# [PROVIDED MATERIAL]
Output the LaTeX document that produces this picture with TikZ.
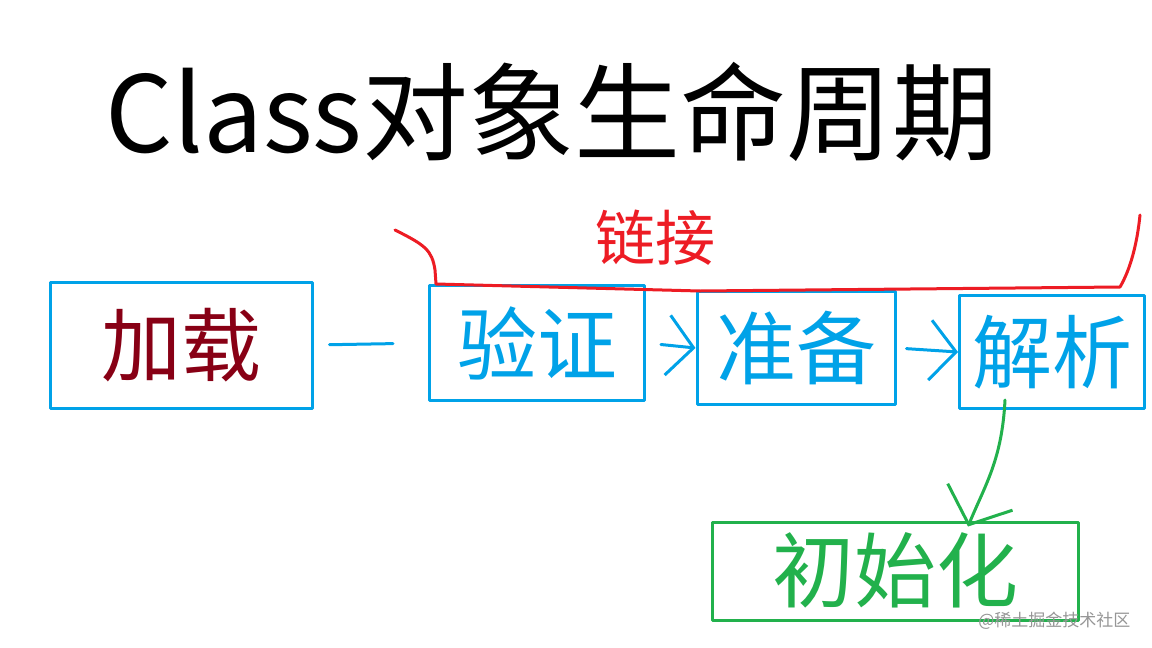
\documentclass[tikz,border=0pt]{standalone}
\usepackage{fontspec}
\setmainfont{Noto Sans CJK SC}
\usetikzlibrary{arrows.meta}
\definecolor{pblue}{RGB}{0,162,232}
\definecolor{pdark}{RGB}{136,0,21}
\definecolor{pred}{RGB}{237,28,36}
\definecolor{pgreen}{RGB}{34,177,76}
\definecolor{wmark}{RGB}{150,150,150}
\tikzset{
  stagebox/.style={draw=pblue, line width=3pt, line join=round, inner sep=0pt, font=\fontsize{80}{80}\selectfont, text=pblue},
  flow/.style={draw=pblue, line width=3pt, line cap=round, -{Straight Barb[length=26pt,width=60pt]}},
}
\begin{document}
\begin{tikzpicture}[x=1pt,y=-1pt]
\useasboundingbox[fill=white] (0,0) rectangle (1152,648);
% title
\node[font=\fontsize{106}{106}\selectfont, text=black] (title) at (552,112) {Class对象生命周期};
% stage boxes
\node[stagebox, text=pdark, minimum width=262pt, minimum height=126pt] (load) at (181,345) {加载};
\node[stagebox, minimum width=215pt, minimum height=115pt] (verify) at (537,343) {验证};
\node[stagebox, minimum width=198pt, minimum height=113pt] (prepare) at (796,348) {准备};
\node[stagebox, minimum width=185pt, minimum height=113pt] (resolve) at (1052,352) {解析};
\node[stagebox, draw=pgreen, text=pgreen, font=\fontsize{82}{82}\selectfont, minimum width=366pt, minimum height=98pt] (init) at (895,571) {\raisebox{7pt}{初始化}};
% connectors
\draw[draw=pblue, line width=3pt, line cap=round, shorten <=16pt, shorten >=35pt] (load.east) -- (verify.west);
\draw[flow, shorten <=15pt] (verify.east) -- (prepare.west);
\draw[flow, shorten <=10pt] (prepare.east) -- (resolve.west);
\draw[draw=pgreen, line width=3pt, line cap=round, -{Straight Barb[length=30pt,width=70pt]}]
  ([xshift=-47pt,yshift=10pt]resolve.south) .. controls (1002,460) and (985,485) .. ([xshift=73pt,yshift=-6pt]init.north);
% link bracket
\draw[pred, line width=3pt, line cap=round, line join=round]
  (395,230) .. controls (425,245) and (432,250) .. (435,270)
  -- (436,284) -- (700,291) -- (1120,287)
  .. controls (1130,270) and (1137,245) .. (1140,215);
\node[text=pred, font=\fontsize{60}{60}\selectfont] (link) at (655,238) {链接};
% watermark
\node[text=wmark, font=\fontsize{17}{17}\selectfont, anchor=east] (wm) at (1134,621) {@稀土掘金技术社区};
\end{tikzpicture}
\end{document}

# [WHAT YOU SHOULD DO]
Repeat the data exactly, dropping every picture it holds.

# [RESULT OF THIS TASK]
Output the LaTeX document that produces this picture with TikZ.
\documentclass[tikz,border=0pt]{standalone}
\usepackage{fontspec}
\setmainfont{Noto Sans CJK SC}
\usetikzlibrary{arrows.meta}
\definecolor{pblue}{RGB}{0,162,232}
\definecolor{pdark}{RGB}{136,0,21}
\definecolor{pred}{RGB}{237,28,36}
\definecolor{pgreen}{RGB}{34,177,76}
\definecolor{wmark}{RGB}{150,150,150}
\tikzset{
  stagebox/.style={draw=pblue, line width=3pt, line join=round, inner sep=0pt, font=\fontsize{80}{80}\selectfont, text=pblue},
  flow/.style={draw=pblue, line width=3pt, line cap=round, -{Straight Barb[length=26pt,width=60pt]}},
}
\begin{document}
\begin{tikzpicture}[x=1pt,y=-1pt]
\useasboundingbox[fill=white] (0,0) rectangle (1152,648);
% title
\node[font=\fontsize{106}{106}\selectfont, text=black] (title) at (552,112) {Class对象生命周期};
% stage boxes
\node[stagebox, text=pdark, minimum width=262pt, minimum height=126pt] (load) at (181,345) {加载};
\node[stagebox, minimum width=215pt, minimum height=115pt] (verify) at (537,343) {验证};
\node[stagebox, minimum width=198pt, minimum height=113pt] (prepare) at (796,348) {准备};
\node[stagebox, minimum width=185pt, minimum height=113pt] (resolve) at (1052,352) {解析};
\node[stagebox, draw=pgreen, text=pgreen, font=\fontsize{82}{82}\selectfont, minimum width=366pt, minimum height=98pt] (init) at (895,571) {\raisebox{7pt}{初始化}};
% connectors
\draw[draw=pblue, line width=3pt, line cap=round, shorten <=16pt, shorten >=35pt] (load.east) -- (verify.west);
\draw[flow, shorten <=15pt] (verify.east) -- (prepare.west);
\draw[flow, shorten <=10pt] (prepare.east) -- (resolve.west);
\draw[draw=pgreen, line width=3pt, line cap=round, -{Straight Barb[length=30pt,width=70pt]}]
  ([xshift=-47pt,yshift=10pt]resolve.south) .. controls (1002,460) and (985,485) .. ([xshift=73pt,yshift=-6pt]init.north);
% link bracket
\draw[pred, line width=3pt, line cap=round, line join=round]
  (395,230) .. controls (425,245) and (432,250) .. (435,270)
  -- (436,284) -- (700,291) -- (1120,287)
  .. controls (1130,270) and (1137,245) .. (1140,215);
\node[text=pred, font=\fontsize{60}{60}\selectfont] (link) at (655,238) {链接};
% watermark
\node[text=wmark, font=\fontsize{17}{17}\selectfont, anchor=east] (wm) at (1134,621) {@稀土掘金技术社区};
\end{tikzpicture}
\end{document}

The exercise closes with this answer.